There is a conflict in the evidence as to whether the rainfall during the harvesting season of 1927 was or was not excessive. But, be that as it may, the uncontradicted testimony is that moisture, with its resultant damage, in a rice crop depends not so much upon the severity or quantity of the rainfall during the harvesting season, as upon the Way in which the rainfall is distributed. A single hard, long shower of rain, followed by a number of clear days, does not damage the crop nearly so much as short, slow drizzling rains following each other in *Page 947 
rapid succession. This is so because after it is cut the rice is laid on the stubble for 24 or 48 hours to dry before it is sent to the threshing machine. During this period a light shower of rain falling upon the rice will moisten it to such an extent as to require that it be turned over on the stubble for further drying before it is in a condition to be threshed. It was this character of rainfall that occurred during the harvesting of the crop covered by the insurance contract herein sued upon. Every time the rice was turned upon the stubble, it occasioned a loss in the quantity of the grain which was reflected in the ultimate yield of the crop. The quality and grade of the rice was also adversely affected by the abnormal amount of moisture that it had absorbed by reason of being exposed to these frequent showers of rain. The record shows that this condition was not peculiar to the rice on the plantation of the Standard Sugars Company, but that it obtained generally on other plantations in the parish of Lafourche and the adjoining parishes; that all of the planters in that particular territory suffered considerable losses, both in yield and value, due to the excessive moisture in their rice.
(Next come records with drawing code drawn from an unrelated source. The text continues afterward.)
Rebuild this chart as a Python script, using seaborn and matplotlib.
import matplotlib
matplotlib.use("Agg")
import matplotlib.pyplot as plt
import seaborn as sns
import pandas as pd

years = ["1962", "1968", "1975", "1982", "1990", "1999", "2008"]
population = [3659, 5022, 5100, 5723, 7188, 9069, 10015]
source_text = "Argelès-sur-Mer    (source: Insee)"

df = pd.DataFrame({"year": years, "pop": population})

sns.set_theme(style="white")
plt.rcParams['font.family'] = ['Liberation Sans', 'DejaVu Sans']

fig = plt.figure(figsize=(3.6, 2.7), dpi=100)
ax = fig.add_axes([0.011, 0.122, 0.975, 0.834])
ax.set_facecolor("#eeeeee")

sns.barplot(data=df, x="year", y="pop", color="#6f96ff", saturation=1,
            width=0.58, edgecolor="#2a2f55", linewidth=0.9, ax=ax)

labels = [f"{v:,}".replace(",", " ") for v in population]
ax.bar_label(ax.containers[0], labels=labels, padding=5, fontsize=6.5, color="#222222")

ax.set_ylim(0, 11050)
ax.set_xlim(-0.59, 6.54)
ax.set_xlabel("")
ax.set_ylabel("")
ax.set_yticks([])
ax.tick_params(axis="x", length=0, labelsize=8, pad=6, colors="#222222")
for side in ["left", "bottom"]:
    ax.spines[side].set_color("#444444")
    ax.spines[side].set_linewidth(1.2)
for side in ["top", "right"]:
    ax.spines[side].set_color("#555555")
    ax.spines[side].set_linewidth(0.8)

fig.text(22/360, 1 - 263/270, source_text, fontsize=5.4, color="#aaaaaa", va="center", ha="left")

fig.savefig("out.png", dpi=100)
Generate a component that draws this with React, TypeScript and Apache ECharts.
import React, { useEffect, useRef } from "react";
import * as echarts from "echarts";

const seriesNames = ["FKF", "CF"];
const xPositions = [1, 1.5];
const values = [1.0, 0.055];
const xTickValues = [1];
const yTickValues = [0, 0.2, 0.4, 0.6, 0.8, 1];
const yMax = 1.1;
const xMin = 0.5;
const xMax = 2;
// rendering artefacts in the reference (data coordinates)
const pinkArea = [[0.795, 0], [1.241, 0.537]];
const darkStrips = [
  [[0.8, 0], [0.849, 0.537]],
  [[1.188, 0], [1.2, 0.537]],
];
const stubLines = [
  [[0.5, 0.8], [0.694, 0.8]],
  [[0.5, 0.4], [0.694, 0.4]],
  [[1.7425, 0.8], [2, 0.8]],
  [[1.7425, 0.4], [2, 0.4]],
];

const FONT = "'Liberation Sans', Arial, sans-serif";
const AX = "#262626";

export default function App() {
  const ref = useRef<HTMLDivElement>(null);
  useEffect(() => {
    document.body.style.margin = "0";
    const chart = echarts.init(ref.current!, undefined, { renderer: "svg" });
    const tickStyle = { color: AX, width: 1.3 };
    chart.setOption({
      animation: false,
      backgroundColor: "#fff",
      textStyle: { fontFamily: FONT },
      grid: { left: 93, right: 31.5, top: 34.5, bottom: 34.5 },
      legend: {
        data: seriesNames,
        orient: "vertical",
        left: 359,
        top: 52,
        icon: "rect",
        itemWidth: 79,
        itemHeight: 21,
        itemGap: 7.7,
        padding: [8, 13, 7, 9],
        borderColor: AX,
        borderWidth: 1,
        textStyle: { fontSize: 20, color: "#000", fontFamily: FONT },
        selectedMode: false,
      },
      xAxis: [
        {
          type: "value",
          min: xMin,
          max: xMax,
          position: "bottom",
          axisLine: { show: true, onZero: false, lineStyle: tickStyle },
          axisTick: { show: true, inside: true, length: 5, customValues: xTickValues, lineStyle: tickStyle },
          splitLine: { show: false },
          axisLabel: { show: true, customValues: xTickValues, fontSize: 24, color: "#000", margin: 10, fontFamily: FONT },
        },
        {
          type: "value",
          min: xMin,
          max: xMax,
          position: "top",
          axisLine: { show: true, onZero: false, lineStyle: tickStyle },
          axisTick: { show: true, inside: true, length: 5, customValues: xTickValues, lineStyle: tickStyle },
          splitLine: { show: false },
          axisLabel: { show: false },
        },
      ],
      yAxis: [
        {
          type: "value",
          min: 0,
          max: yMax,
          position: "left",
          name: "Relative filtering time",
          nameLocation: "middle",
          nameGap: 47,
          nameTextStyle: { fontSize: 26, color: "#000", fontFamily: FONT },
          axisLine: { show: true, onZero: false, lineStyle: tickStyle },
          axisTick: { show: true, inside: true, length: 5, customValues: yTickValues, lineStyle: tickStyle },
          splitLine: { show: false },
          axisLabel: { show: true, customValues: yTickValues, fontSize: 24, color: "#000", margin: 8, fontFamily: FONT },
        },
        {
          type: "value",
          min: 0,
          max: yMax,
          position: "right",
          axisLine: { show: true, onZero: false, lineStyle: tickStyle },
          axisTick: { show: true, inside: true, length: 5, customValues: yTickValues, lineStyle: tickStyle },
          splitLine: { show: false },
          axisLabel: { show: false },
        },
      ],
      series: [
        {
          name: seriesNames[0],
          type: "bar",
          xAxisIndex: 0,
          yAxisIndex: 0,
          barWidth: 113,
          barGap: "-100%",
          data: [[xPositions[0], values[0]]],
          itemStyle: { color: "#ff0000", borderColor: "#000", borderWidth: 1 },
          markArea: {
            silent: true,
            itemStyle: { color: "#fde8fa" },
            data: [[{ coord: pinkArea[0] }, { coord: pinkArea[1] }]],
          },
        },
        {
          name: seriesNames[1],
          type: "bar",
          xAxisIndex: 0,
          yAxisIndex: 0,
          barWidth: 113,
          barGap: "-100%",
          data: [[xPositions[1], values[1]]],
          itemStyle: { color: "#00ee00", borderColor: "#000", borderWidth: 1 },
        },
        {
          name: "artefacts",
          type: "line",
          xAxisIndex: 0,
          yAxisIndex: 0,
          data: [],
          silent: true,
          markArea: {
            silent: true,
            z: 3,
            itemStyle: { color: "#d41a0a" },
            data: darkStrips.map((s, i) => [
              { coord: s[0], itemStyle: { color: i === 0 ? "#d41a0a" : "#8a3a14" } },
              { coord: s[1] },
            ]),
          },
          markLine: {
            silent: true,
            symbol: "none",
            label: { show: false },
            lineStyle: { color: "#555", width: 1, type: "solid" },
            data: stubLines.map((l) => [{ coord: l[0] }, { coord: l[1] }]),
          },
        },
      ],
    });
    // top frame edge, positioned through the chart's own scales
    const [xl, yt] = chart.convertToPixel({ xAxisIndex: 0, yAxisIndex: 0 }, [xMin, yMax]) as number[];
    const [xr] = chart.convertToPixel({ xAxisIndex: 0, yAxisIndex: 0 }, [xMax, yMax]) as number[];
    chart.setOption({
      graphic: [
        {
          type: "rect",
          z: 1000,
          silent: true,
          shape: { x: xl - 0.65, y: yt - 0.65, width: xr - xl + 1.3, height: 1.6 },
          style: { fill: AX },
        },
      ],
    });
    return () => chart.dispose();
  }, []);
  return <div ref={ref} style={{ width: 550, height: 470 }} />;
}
Nearly all the rice grown on Greenwood Plantation was sold through brokers in the city of New Orleans. The exception consisted of some rice that was sold direct from the plantation itself. The uncontradicted testimony of the brokers who handled the rice shows that it contained excessive moisture, and that due to that circumstance they were unable to obtain top prices for it. This testimony further shows that because of its excessive moisture the brokers were unable originally to dispose of more than 50 per cent. of the rice received by them, and that they were finally compelled to send the undisposed rice to a mill in New Orleans to be *Page 948 
toll-milled, after which they were able to sell it at a sacrifice.
The amount of plaintiff's loss is fully sustained by the proof in the record.
For the reasons assigned, the judgment appealed from is affirmed.